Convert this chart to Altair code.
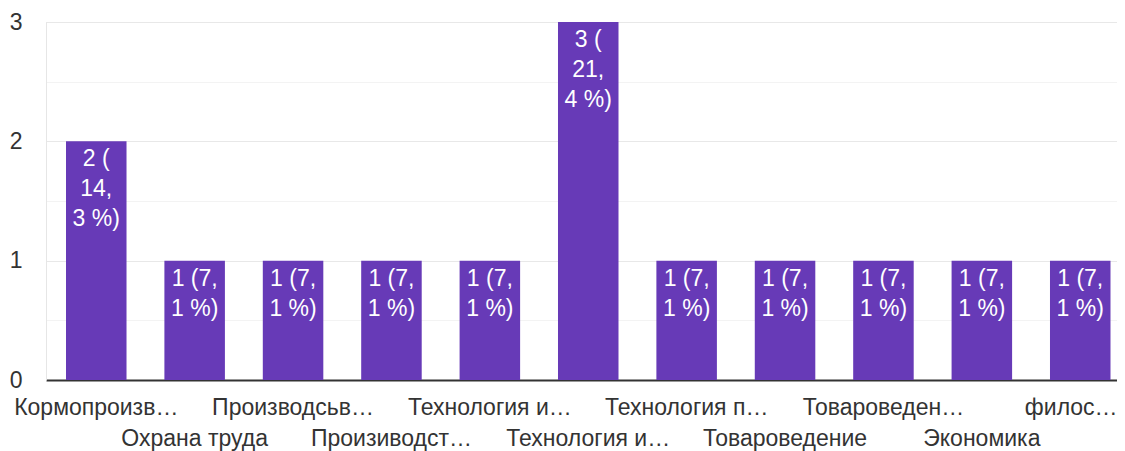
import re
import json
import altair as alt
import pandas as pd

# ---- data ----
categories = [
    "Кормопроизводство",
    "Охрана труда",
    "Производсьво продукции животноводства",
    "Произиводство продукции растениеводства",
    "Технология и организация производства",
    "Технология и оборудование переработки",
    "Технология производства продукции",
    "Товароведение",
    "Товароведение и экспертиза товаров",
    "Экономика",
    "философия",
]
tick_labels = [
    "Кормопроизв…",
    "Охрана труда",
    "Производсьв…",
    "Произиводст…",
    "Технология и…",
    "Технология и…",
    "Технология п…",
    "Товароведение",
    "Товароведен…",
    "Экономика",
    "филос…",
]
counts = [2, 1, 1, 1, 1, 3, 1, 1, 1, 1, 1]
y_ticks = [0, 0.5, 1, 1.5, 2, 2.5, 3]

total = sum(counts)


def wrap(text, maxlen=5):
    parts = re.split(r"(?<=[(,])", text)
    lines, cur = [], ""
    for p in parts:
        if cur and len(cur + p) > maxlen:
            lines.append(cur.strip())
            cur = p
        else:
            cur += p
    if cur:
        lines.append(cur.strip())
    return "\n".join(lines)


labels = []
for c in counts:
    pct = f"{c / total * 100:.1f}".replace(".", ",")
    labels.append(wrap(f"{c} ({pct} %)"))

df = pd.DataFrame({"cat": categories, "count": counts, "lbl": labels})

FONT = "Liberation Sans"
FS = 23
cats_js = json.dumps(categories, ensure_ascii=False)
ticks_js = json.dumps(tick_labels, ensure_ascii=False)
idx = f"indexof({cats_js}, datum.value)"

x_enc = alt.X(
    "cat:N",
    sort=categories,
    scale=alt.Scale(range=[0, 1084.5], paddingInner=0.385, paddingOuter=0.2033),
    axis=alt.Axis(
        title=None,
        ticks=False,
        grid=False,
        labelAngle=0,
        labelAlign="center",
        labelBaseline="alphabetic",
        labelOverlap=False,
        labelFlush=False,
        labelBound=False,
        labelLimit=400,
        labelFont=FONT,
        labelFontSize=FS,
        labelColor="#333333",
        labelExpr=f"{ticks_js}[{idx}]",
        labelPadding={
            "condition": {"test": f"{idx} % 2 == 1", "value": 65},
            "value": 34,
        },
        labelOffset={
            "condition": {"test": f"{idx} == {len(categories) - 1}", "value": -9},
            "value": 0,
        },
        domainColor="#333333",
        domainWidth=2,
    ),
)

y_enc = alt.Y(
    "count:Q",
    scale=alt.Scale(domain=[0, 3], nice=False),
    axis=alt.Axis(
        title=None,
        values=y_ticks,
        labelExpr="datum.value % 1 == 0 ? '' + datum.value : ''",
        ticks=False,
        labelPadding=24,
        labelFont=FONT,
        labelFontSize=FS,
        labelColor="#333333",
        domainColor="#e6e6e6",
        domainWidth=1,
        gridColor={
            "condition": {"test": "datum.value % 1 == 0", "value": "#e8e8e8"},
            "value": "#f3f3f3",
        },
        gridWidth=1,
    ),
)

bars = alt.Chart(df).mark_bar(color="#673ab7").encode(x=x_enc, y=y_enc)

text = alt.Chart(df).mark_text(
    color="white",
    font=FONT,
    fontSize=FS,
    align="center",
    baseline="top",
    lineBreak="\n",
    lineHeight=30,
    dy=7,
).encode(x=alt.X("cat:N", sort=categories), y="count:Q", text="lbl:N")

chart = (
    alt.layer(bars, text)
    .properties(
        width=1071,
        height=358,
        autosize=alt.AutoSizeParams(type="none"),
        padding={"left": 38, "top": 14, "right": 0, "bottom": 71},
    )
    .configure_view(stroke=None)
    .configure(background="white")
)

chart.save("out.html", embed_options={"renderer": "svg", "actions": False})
☆ ☆ ☆ ☆
▶ [THE PROBLEM]:
Skip every picture and return the lines above from the top through the one that contains "import pandas as pd".

▶ [ANSWER IN FULL]:
Convert this chart to Altair code.
import re
import json
import altair as alt
import pandas as pd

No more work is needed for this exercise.